The Appellant can only succeed on these grounds if it can be shown that in all the circumstances, the amendments would cause some injustice or prejudice to the Appellant.

18.          We are of the view that the amendments made by the Learned Trial Judge did not result in an injustice to the Appellant. The amendments in respect of the Complainant in the case were clearly done, as the Learned Judge stated, to make the indictment (information) consistent with the evidence.

19.          As the Learned Judge stated in giving her reasons, the evidence clearly revealed that the entity that was defrauded was indeed Royal West Indies Resort whose account was debited with the sum of money that the Appellant received.

20.          The amendment of the uttering counts was to allege that the Appellant uttered the cheques and documents with intent to defraud, which was a necessary element in the offences for which he was charged.
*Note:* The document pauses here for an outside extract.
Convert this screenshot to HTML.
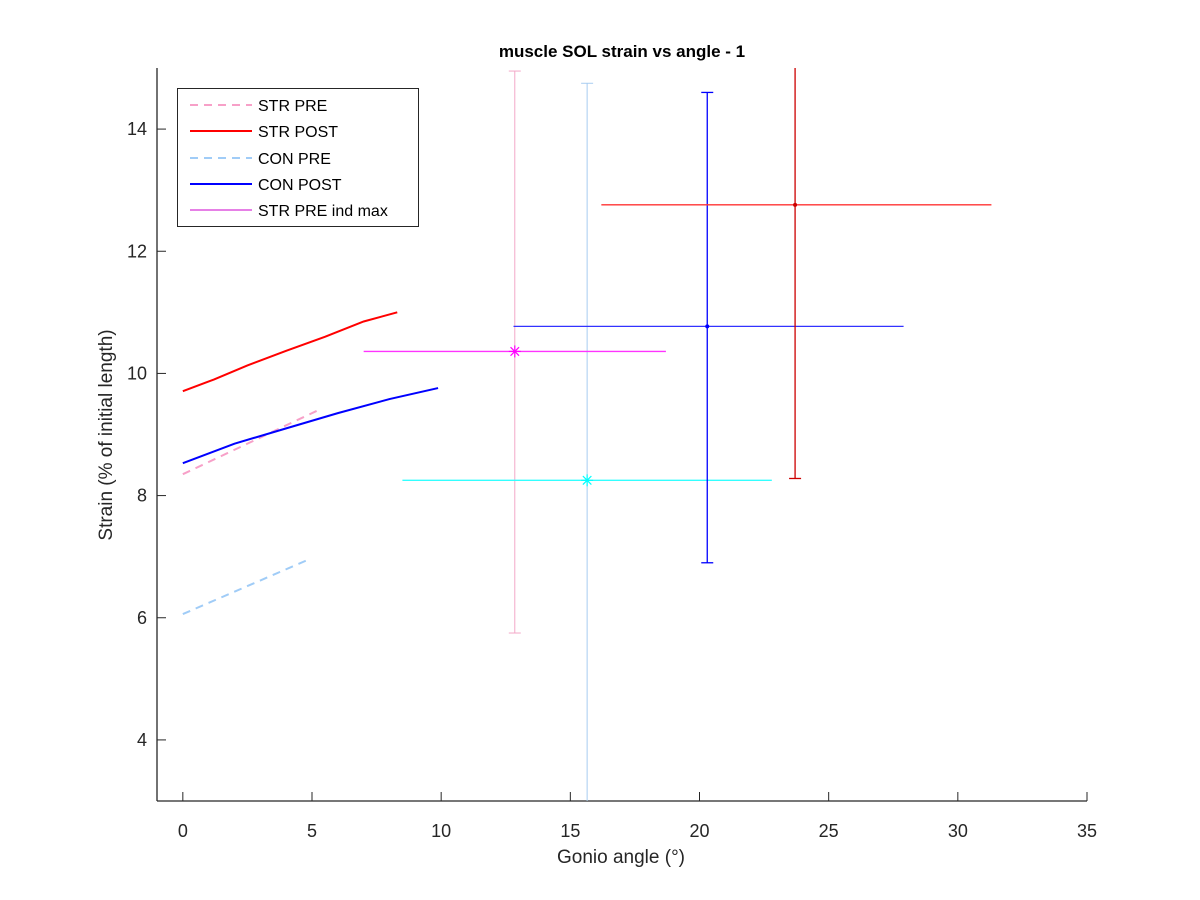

No injustice, nor prejudice could have accrued to him, given the evidence for which the necessary implication was that he uttered these cheques to cause the Bank to transfer moneys from the account of RWI Resort to his own account and for his benefit. The same can be said of the uttering of the other documents (the voucher for the ‘disabled' van, the letter of employment, etc.) which were uttered obviously in pursuant of his endeavour to carry out his “dishonest intent”.

21.          In the event, we can find no reason to interfere with the conviction of the Appellant on the basis of the grounds of complaint.

Consequently, we dismissed the appeal and affirmed the conviction and sentence of the Appellant.